Solved – Does using a kernel function make the data linearly separable? If so, why using soft-margin SVM

classificationmachine learningsvm

I'm reading about SVM and I learned that we use a kernel function so the data become linearly separable in the high dimensional (vector?) space. But then I also learned that they use the soft-margin idea. But my question is why to use a soft-margin if the data is going to be linearly separable anyway in the high space? Or does that mean that even after mapping with the kernel it doesn't necessarily mean that it will become linearly separable?

Best Answer

Does using a kernel function make the data linearly separable?

In some cases, but not others. For example, the linear kernel induces a feature space that's equivalent to the original input space (up to dot product preserving transformations like rotation and reflection). If the data aren't linearly separable in input space, they won't be in feature space either. Polynomial kernels with degree >1 map the data nonlinearly into a higher dimensional feature space. Data that aren't linearly separable in input space may be linearly separable in feature space (depending on the particular data and kernel), but may not be in other cases. RBF kernels map the data nonlinearly into an infinite-dimensional feature space. If the kernel bandwidth is chosen small enough, the data are always linearly separable in feature space.

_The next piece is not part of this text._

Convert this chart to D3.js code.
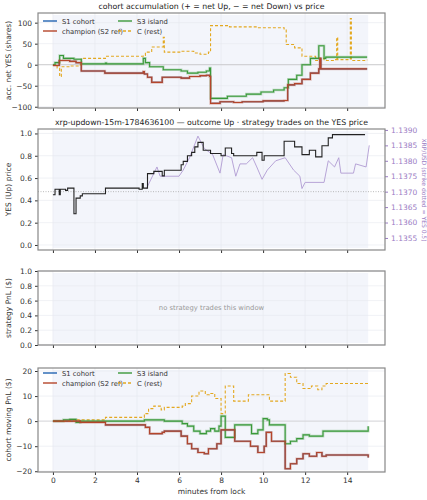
<!DOCTYPE html>
<html><head><meta charset="utf-8">
<script src="https://cdn.jsdelivr.net/npm/d3@7"></script>
<style>body{margin:0;background:#fff}text{font-family:"DejaVu Sans",sans-serif}</style>
</head><body><div id="chart"></div>
<script>
// step series as [minute, value]
const accChampion = [[0,-2],[0.3,10],[0.8,8],[1.1,5],[1.35,-15],[2.47,-20],[4.3,-16],[4.35,-22],[4.5,-30],[4.7,-42],[5.2,-30],[6.1,-32],[6.5,-28],[7.0,-26],[7.3,-25],[7.45,-28],[7.5,-92],[7.95,-88],[8.6,-90],[9.0,-88],[10.0,-86],[11.0,-85],[11.17,-48],[11.5,-45],[11.85,-35],[12.25,-20],[12.65,-10],[12.7,15],[12.75,-10],[14.95,-10]];
const accGreen = [[0,0],[0.1,5],[0.32,22],[0.5,15],[1.0,13],[1.35,2],[2.5,4],[2.55,2],[4.3,15],[4.4,5],[4.6,-5],[5.25,-12],[6.1,-15],[6.4,-20],[6.9,-18],[7.3,-15],[7.45,-8],[7.5,-80],[8.3,-75],[9.2,-70],[9.9,-65],[10.5,-60],[11.0,-55],[11.2,-35],[11.6,-25],[11.85,0],[12.25,15],[12.65,45],[12.9,15],[12.98,18],[14.95,18]];
const accC = [[0,0],[0.2,-8],[0.32,-28],[0.4,-5],[0.8,-3],[1.3,0],[1.35,15],[2.5,20],[4.3,22],[4.4,30],[4.7,42],[5.25,65],[5.3,30],[6.1,32],[6.7,28],[7.0,25],[7.4,30],[7.5,93],[8.4,90],[9.7,88],[11.0,85],[11.1,48],[11.5,40],[11.85,20],[12.5,10],[12.65,15],[12.9,10],[13.4,12],[13.5,65],[13.55,12],[14.15,110],[14.2,10],[14.95,12]];

const yesPrice = [[0,0.45],[0.1,0.50],[0.3,0.45],[0.35,0.50],[0.6,0.49],[0.7,0.51],[1.0,0.28],[1.1,0.42],[1.3,0.44],[1.4,0.46],[2.5,0.51],[4.1,0.50],[4.25,0.55],[4.3,0.51],[4.5,0.64],[4.8,0.66],[5.2,0.62],[5.3,0.67],[6.1,0.72],[6.2,0.75],[6.4,0.80],[6.6,0.83],[6.75,0.88],[6.9,0.92],[7.15,0.85],[7.5,0.82],[8.0,0.80],[8.2,0.87],[8.5,0.82],[8.6,0.80],[9.7,0.83],[9.95,0.76],[10.05,0.80],[11.0,0.93],[11.5,0.88],[11.85,0.81],[12.2,0.85],[12.5,0.79],[12.8,0.89],[13.1,0.96],[13.3,0.99],[14.85,0.99]];
const xrpPrice = [[4.45,1.1371],[4.95,1.1378],[5.1,1.1375],[6.0,1.1375],[6.2,1.1377],[6.5,1.1381],[6.9,1.1388],[7.2,1.1384],[7.6,1.1382],[7.95,1.1376],[8.1,1.1382],[8.5,1.1381],[8.7,1.1375],[8.9,1.1379],[9.2,1.1379],[9.5,1.1381],[9.7,1.1378],[9.95,1.1374],[10.2,1.1377],[10.6,1.1380],[11.05,1.1381],[11.45,1.1377],[11.75,1.1375],[11.85,1.1371],[12.0,1.1373],[12.9,1.1373],[13.1,1.1380],[13.4,1.1378],[13.6,1.1381],[13.7,1.1376],[14.3,1.1376],[14.4,1.1379],[14.9,1.1378],[15.05,1.1385]];

const pnlChampion = [[0,0],[1.3,-0.5],[2.5,-1.5],[4.3,-1.5],[4.4,-2.5],[4.6,-5],[5.2,-4.5],[5.3,-4],[6.1,-6],[6.4,-9],[6.6,-11],[6.9,-12.5],[7.2,-13],[7.4,-11],[7.8,-9],[8.0,-3.5],[8.65,-8],[9.4,-10],[9.75,-12.5],[10.05,-10],[10.15,-4.5],[10.4,-8],[11.05,-19],[11.3,-17],[11.6,-15],[11.9,-13],[12.2,-14],[12.55,-12.5],[12.8,-14],[13.0,-13.5],[15,-14.5]];
const pnlGreen = [[0,0],[0.5,0.5],[0.8,0.7],[1.1,-0.5],[1.3,0],[4.35,0.5],[5.3,0],[6.15,-1],[6.4,-2],[6.7,-4],[7.0,-5],[7.3,-4],[7.5,-3],[7.7,-4],[7.9,-2],[8.0,2],[8.2,-6.5],[8.65,-1.5],[9.45,-5],[9.75,-3.5],[10.0,1],[10.2,0.5],[10.3,-1.5],[11.05,-9],[11.3,-8],[11.6,-7],[11.9,-5.5],[12.2,-6],[12.85,-4],[14.95,-4],[15,-2]];
const pnlC = [[0,0],[1.0,0.5],[2.5,1.5],[4.35,3],[4.55,5],[4.8,6],[5.15,4.5],[5.3,5.5],[6.15,6],[6.3,7],[6.6,10],[6.95,12],[7.25,10.5],[7.45,11],[7.7,9],[8.0,3],[8.2,14],[8.6,8],[9.3,10.5],[10.0,10.5],[10.3,8],[11.05,19],[11.3,17.5],[11.6,15],[11.9,13],[12.3,14],[12.6,12.5],[12.8,14],[13.0,15],[15,14.8]];

const xTicks = [0,2,4,6,8,10,12,14];
const legendItems = [["S1 cohort","#2264b0",false],["champion (S2 ref)","#b5452a",false],["S3 island","#3a993a",false],["C (rest)","#e3a820",true]];

const W = 427, H = 500, L = 38, R = 385;
const svg = d3.select("#chart").append("svg").attr("width", W).attr("height", H);
const x = d3.scaleLinear().domain([-0.71, 15.8]).range([L, R]);

function panel(top, bottom, domain, ticks, fmt, label, showX) {
	const y = d3.scaleLinear().domain(domain).range([bottom, top]);
	const g = svg.append("g");
	g.append("rect").attr("x", x(0)).attr("y", top + 2).attr("width", x(15) - x(0)).attr("height", bottom - top - 4).attr("fill", "#f3f5fb");
	g.selectAll(".gx").data(xTicks).join("line").attr("x1", d => x(d)).attr("x2", d => x(d)).attr("y1", top).attr("y2", bottom).attr("stroke", "#e6e8ee").attr("stroke-width", 0.6);
	g.selectAll(".gy").data(ticks).join("line").attr("x1", L).attr("x2", R).attr("y1", d => y(d)).attr("y2", d => y(d)).attr("stroke", "#e6e8ee").attr("stroke-width", 0.6);
	const ax = g.append("g").attr("transform", `translate(0,${bottom})`).call(d3.axisBottom(x).tickValues(xTicks).tickSize(3).tickFormat(showX ? d3.format("d") : ""));
	const ay = g.append("g").attr("transform", `translate(${L},0)`).call(d3.axisLeft(y).tickValues(ticks).tickSize(3).tickFormat(fmt));
	[ax, ay].forEach(a => { a.select(".domain").remove(); a.selectAll("text").attr("font-size", 7.5).attr("fill", "#333"); a.selectAll("line").attr("stroke", "#333"); });
	g.append("text").attr("transform", `translate(11,${(top + bottom) / 2}) rotate(-90)`).attr("text-anchor", "middle").attr("font-size", 7.5).attr("fill", "#333").text(label);
	return { g, y, top, bottom };
}
function frame(p) {
	p.g.append("rect").attr("x", L).attr("y", p.top).attr("width", R - L).attr("height", p.bottom - p.top).attr("fill", "none").attr("stroke", "#888").attr("stroke-width", 1.2);
}
function step(p, data, color, dashed, halo) {
	const line = d3.line().x(d => x(d[0])).y(d => p.y(d[1])).curve(d3.curveStepAfter);
	if (halo) p.g.append("path").attr("d", line(data)).attr("fill", "none").attr("stroke", color).attr("stroke-opacity", 0.3).attr("stroke-width", 2.6);
	p.g.append("path").attr("d", line(data)).attr("fill", "none").attr("stroke", color).attr("stroke-width", 1.1).attr("stroke-dasharray", dashed ? "3,2" : null);
}
function legend(p, lx, ly) {
	// column-major like matplotlib ncol=2
	legendItems.forEach((it, i) => {
		const cx = lx + Math.floor(i / 2) * 75, cy = ly + (i % 2) * 10;
		p.g.append("line").attr("x1", cx).attr("x2", cx + 14).attr("y1", cy).attr("y2", cy).attr("stroke", it[1]).attr("stroke-width", 1.4).attr("stroke-dasharray", it[2] ? "3,2" : null);
		p.g.append("text").attr("x", cx + 19).attr("y", cy + 2.5).attr("font-size", 6.8).attr("fill", "#333").text(it[0]);
	});
}
function title(p, t) {
	svg.append("text").attr("x", (L + R) / 2).attr("y", p.top - 4).attr("text-anchor", "middle").attr("font-size", 7.8).attr("fill", "#222").text(t);
}

// panel 1
const p1 = panel(13, 108, [-103, 123], [-100, -50, 0, 50, 100], d3.format("d"), "acc. net YES (shares)", false);
p1.g.append("line").attr("x1", L).attr("x2", R).attr("y1", p1.y(0)).attr("y2", p1.y(0)).attr("stroke", "#bbb").attr("stroke-width", 0.7);
step(p1, accChampion, "#2264b0", false, false);
step(p1, accC, "#e3a820", true, false);
step(p1, accGreen, "#3a993a", false, true);
step(p1, accChampion, "#b5452a", false, true);
legend(p1, 43, 21);
frame(p1); title(p1, "cohort accumulation (+ = net Up, \u2212 = net Down) vs price");

// panel 2
const p2 = panel(129, 250, [-0.045, 1.04], [0, 0.2, 0.4, 0.6, 0.8, 1.0], d3.format(".1f"), "YES (Up) price", false);
const y2r = d3.scaleLinear().domain([1.13511, 1.13903]).range([250, 129]);
p2.g.append("line").attr("x1", L).attr("x2", R).attr("y1", y2r(1.1370)).attr("y2", y2r(1.1370)).attr("stroke", "#aaa").attr("stroke-width", 0.8).attr("stroke-dasharray", "1,1.5");
p2.g.append("path").attr("d", d3.line().x(d => x(d[0])).y(d => y2r(d[1]))(xrpPrice)).attr("fill", "none").attr("stroke", "#b09bd3").attr("stroke-width", 0.9);
step(p2, yesPrice, "#222", false, false);
const ar = p2.g.append("g").attr("transform", `translate(${R},0)`).call(d3.axisRight(y2r).tickValues([1.1355, 1.1360, 1.1365, 1.1370, 1.1375, 1.1380, 1.1385, 1.1390]).tickSize(3).tickFormat(d3.format(".4f")));
ar.select(".domain").remove();
ar.selectAll("text").attr("font-size", 7.5).attr("fill", "#9a7cc4");
ar.selectAll("line").attr("stroke", "#9a7cc4");
p2.g.append("text").attr("transform", `translate(422,190) rotate(90)`).attr("text-anchor", "middle").attr("font-size", 6).attr("fill", "#9a7cc4").text("XRP/USD (strike dotted = YES 0.5)");
frame(p2); title(p2, "xrp-updown-15m-1784636100 \u2014 outcome Up \u00b7 strategy trades on the YES price");

// panel 3
const p3 = panel(271, 345, [0, 1], [0, 0.2, 0.4, 0.6, 0.8, 1.0], d3.format(".1f"), "strategy PnL ($)", false);
p3.g.append("text").attr("x", (L + R) / 2).attr("y", 310).attr("text-anchor", "middle").attr("font-size", 6.8).attr("fill", "#999").text("no strategy trades this window");
frame(p3);

// panel 4
const p4 = panel(368, 472, [-20.3, 21.2], [-20, -10, 0, 10, 20], d3.format("d"), "cohort moving PnL ($)", true);
p4.g.append("line").attr("x1", L).attr("x2", R).attr("y1", p4.y(0)).attr("y2", p4.y(0)).attr("stroke", "#ccc").attr("stroke-width", 0.7);
step(p4, pnlChampion, "#2264b0", false, false);
step(p4, pnlC, "#e3a820", true, false);
step(p4, pnlGreen, "#3a993a", false, true);
step(p4, pnlChampion, "#b5452a", false, true);
legend(p4, 43, 373);
frame(p4);
svg.append("text").attr("x", (L + R) / 2).attr("y", 494).attr("text-anchor", "middle").attr("font-size", 7.5).attr("fill", "#333").text("minutes from lock");
</script></body></html>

When linear separability is possible, why use a soft-margin SVM?

The input features may not contain enough information about class labels to perfectly predict them. In these cases, perfectly separating the training data would be overfitting, and would hurt generalization performance. Consider the following example, where points from one class are drawn from an isotropic Gaussian distribution, and points from the other are drawn from a surrounding, ring-shaped distribution. The optimal decision boundary is a circle through the low density region between these distributions. The data aren't truly separable because the distributions overlap, and points from each class end up on the wrong side of the optimal decision boundary.

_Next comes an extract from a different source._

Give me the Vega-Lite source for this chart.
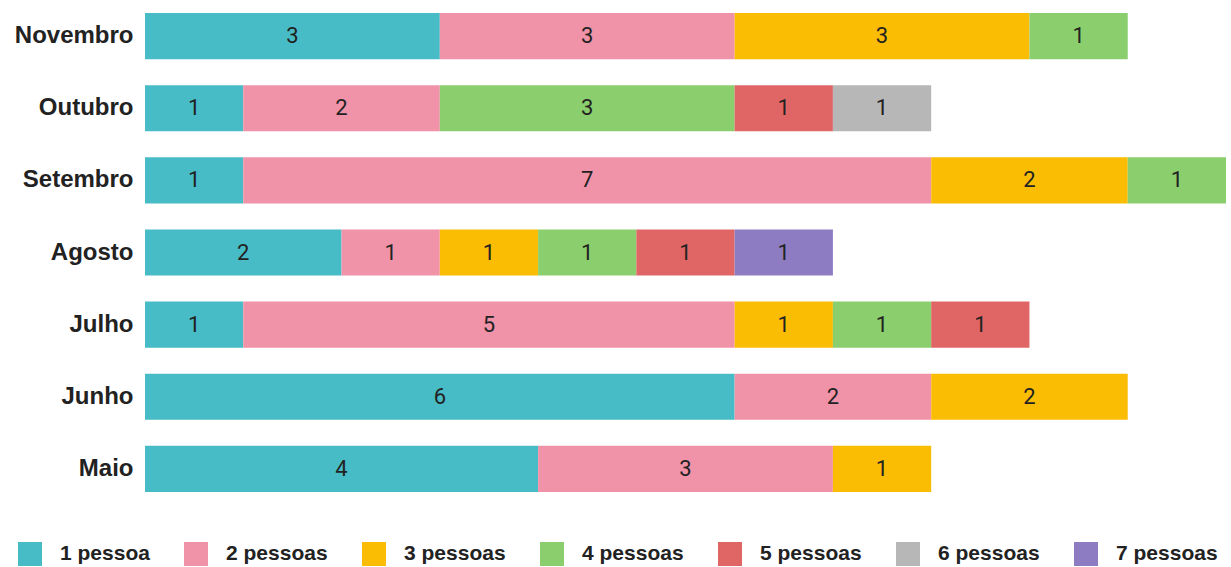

enter image description here

As mentioned above, an RBF kernel with small bandwidth allows linear separability of the training data in feature space. A hard-margin SVM using this kernel achieves perfect accuracy on the training set (background color indicates predicted class, point color indicates actual class):

enter image description here

The hard margin SVM maximizes the margin, subject to the constraint that no training point is misclassified. The RBF kernel ensures that it's possible to meet this constraint. However, the resulting decision boundary is completely overfit, and will not generalize well to future data.

Instead, we can use a soft margin SVM, which allows some margin violations and misclassifications in exchange for a bigger margin (the tradeoff is controlled by a hyperparameter). The hope is that a bigger margin will increase generalization performance. Here's the output for a soft margin SVM with the same RBF kernel:

enter image description here

Despite more errors on the training set, the decision boundary is closer to the true boundary, and the soft margin SVM will generalize better. Further improvements could be made by tweaking the kernel.